▸ **SUPPLIED INFORMATION**
········
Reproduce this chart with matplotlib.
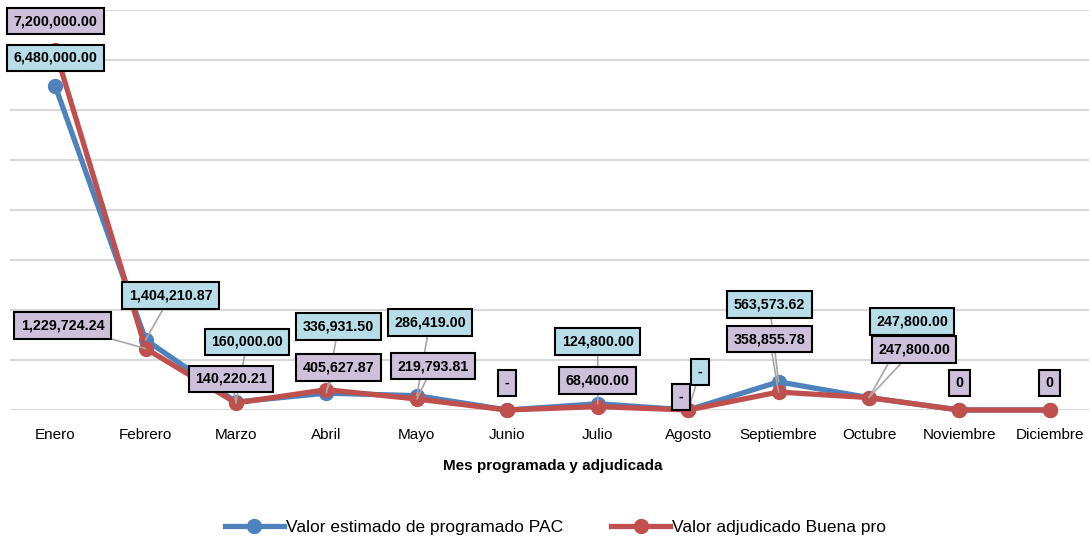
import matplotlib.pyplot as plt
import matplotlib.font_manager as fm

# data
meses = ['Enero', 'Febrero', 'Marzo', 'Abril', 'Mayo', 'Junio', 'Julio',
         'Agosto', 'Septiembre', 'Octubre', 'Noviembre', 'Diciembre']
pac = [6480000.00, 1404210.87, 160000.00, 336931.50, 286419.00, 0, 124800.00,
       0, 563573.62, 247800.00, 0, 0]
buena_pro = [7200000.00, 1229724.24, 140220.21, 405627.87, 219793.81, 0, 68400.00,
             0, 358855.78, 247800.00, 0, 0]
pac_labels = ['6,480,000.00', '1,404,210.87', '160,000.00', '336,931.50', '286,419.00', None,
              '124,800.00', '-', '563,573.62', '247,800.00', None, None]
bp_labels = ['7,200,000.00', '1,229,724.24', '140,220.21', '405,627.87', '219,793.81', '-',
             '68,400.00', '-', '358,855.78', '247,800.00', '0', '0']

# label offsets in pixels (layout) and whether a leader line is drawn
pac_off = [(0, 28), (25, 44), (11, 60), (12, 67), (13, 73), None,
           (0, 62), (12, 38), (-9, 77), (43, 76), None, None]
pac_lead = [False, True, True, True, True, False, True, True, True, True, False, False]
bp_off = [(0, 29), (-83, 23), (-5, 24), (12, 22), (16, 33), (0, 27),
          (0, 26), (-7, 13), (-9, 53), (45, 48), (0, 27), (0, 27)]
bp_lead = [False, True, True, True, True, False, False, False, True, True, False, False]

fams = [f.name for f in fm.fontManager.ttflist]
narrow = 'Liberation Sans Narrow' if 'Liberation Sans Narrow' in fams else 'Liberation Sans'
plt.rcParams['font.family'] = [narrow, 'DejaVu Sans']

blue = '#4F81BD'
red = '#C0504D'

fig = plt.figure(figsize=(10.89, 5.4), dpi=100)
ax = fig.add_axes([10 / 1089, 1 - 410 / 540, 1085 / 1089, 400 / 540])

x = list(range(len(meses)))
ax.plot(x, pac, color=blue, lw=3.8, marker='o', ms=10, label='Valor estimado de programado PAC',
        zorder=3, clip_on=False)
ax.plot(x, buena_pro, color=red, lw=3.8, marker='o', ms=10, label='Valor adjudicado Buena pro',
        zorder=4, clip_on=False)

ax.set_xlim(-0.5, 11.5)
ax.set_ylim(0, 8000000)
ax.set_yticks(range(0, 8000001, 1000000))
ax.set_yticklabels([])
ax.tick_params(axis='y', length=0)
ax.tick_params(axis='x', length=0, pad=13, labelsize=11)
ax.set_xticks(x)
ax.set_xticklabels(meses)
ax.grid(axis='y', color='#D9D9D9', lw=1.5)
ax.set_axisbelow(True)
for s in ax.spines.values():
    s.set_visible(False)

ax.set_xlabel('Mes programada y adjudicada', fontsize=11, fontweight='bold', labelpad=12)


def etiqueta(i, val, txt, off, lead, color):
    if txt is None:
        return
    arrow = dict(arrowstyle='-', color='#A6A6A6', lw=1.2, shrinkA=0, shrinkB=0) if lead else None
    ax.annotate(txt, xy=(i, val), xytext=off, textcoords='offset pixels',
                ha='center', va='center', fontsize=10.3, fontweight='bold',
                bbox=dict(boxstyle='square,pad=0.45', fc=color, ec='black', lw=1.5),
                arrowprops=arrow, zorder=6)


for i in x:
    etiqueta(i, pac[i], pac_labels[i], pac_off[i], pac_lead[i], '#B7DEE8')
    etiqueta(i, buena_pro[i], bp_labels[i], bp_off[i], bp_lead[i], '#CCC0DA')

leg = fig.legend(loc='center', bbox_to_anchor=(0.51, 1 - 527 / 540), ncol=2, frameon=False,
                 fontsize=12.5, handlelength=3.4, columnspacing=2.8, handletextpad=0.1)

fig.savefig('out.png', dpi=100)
········
▸ **TASK STATEMENT**
Do not copy the pictures, but repeat every line exactly.

▸ **RESPONSE TO THIS TASK**
Reproduce this chart with matplotlib.
import matplotlib.pyplot as plt
import matplotlib.font_manager as fm

# data
meses = ['Enero', 'Febrero', 'Marzo', 'Abril', 'Mayo', 'Junio', 'Julio',
         'Agosto', 'Septiembre', 'Octubre', 'Noviembre', 'Diciembre']
pac = [6480000.00, 1404210.87, 160000.00, 336931.50, 286419.00, 0, 124800.00,
       0, 563573.62, 247800.00, 0, 0]
buena_pro = [7200000.00, 1229724.24, 140220.21, 405627.87, 219793.81, 0, 68400.00,
             0, 358855.78, 247800.00, 0, 0]
pac_labels = ['6,480,000.00', '1,404,210.87', '160,000.00', '336,931.50', '286,419.00', None,
              '124,800.00', '-', '563,573.62', '247,800.00', None, None]
bp_labels = ['7,200,000.00', '1,229,724.24', '140,220.21', '405,627.87', '219,793.81', '-',
             '68,400.00', '-', '358,855.78', '247,800.00', '0', '0']

# label offsets in pixels (layout) and whether a leader line is drawn
pac_off = [(0, 28), (25, 44), (11, 60), (12, 67), (13, 73), None,
           (0, 62), (12, 38), (-9, 77), (43, 76), None, None]
pac_lead = [False, True, True, True, True, False, True, True, True, True, False, False]
bp_off = [(0, 29), (-83, 23), (-5, 24), (12, 22), (16, 33), (0, 27),
          (0, 26), (-7, 13), (-9, 53), (45, 48), (0, 27), (0, 27)]
bp_lead = [False, True, True, True, True, False, False, False, True, True, False, False]

fams = [f.name for f in fm.fontManager.ttflist]
narrow = 'Liberation Sans Narrow' if 'Liberation Sans Narrow' in fams else 'Liberation Sans'
plt.rcParams['font.family'] = [narrow, 'DejaVu Sans']

blue = '#4F81BD'
red = '#C0504D'

fig = plt.figure(figsize=(10.89, 5.4), dpi=100)
ax = fig.add_axes([10 / 1089, 1 - 410 / 540, 1085 / 1089, 400 / 540])

x = list(range(len(meses)))
ax.plot(x, pac, color=blue, lw=3.8, marker='o', ms=10, label='Valor estimado de programado PAC',
        zorder=3, clip_on=False)
ax.plot(x, buena_pro, color=red, lw=3.8, marker='o', ms=10, label='Valor adjudicado Buena pro',
        zorder=4, clip_on=False)

ax.set_xlim(-0.5, 11.5)
ax.set_ylim(0, 8000000)
ax.set_yticks(range(0, 8000001, 1000000))
ax.set_yticklabels([])
ax.tick_params(axis='y', length=0)
ax.tick_params(axis='x', length=0, pad=13, labelsize=11)
ax.set_xticks(x)
ax.set_xticklabels(meses)
ax.grid(axis='y', color='#D9D9D9', lw=1.5)
ax.set_axisbelow(True)
for s in ax.spines.values():
    s.set_visible(False)

ax.set_xlabel('Mes programada y adjudicada', fontsize=11, fontweight='bold', labelpad=12)


def etiqueta(i, val, txt, off, lead, color):
    if txt is None:
        return
    arrow = dict(arrowstyle='-', color='#A6A6A6', lw=1.2, shrinkA=0, shrinkB=0) if lead else None
    ax.annotate(txt, xy=(i, val), xytext=off, textcoords='offset pixels',
                ha='center', va='center', fontsize=10.3, fontweight='bold',
                bbox=dict(boxstyle='square,pad=0.45', fc=color, ec='black', lw=1.5),
                arrowprops=arrow, zorder=6)


for i in x:
    etiqueta(i, pac[i], pac_labels[i], pac_off[i], pac_lead[i], '#B7DEE8')
    etiqueta(i, buena_pro[i], bp_labels[i], bp_off[i], bp_lead[i], '#CCC0DA')

leg = fig.legend(loc='center', bbox_to_anchor=(0.51, 1 - 527 / 540), ncol=2, frameon=False,
                 fontsize=12.5, handlelength=3.4, columnspacing=2.8, handletextpad=0.1)

fig.savefig('out.png', dpi=100)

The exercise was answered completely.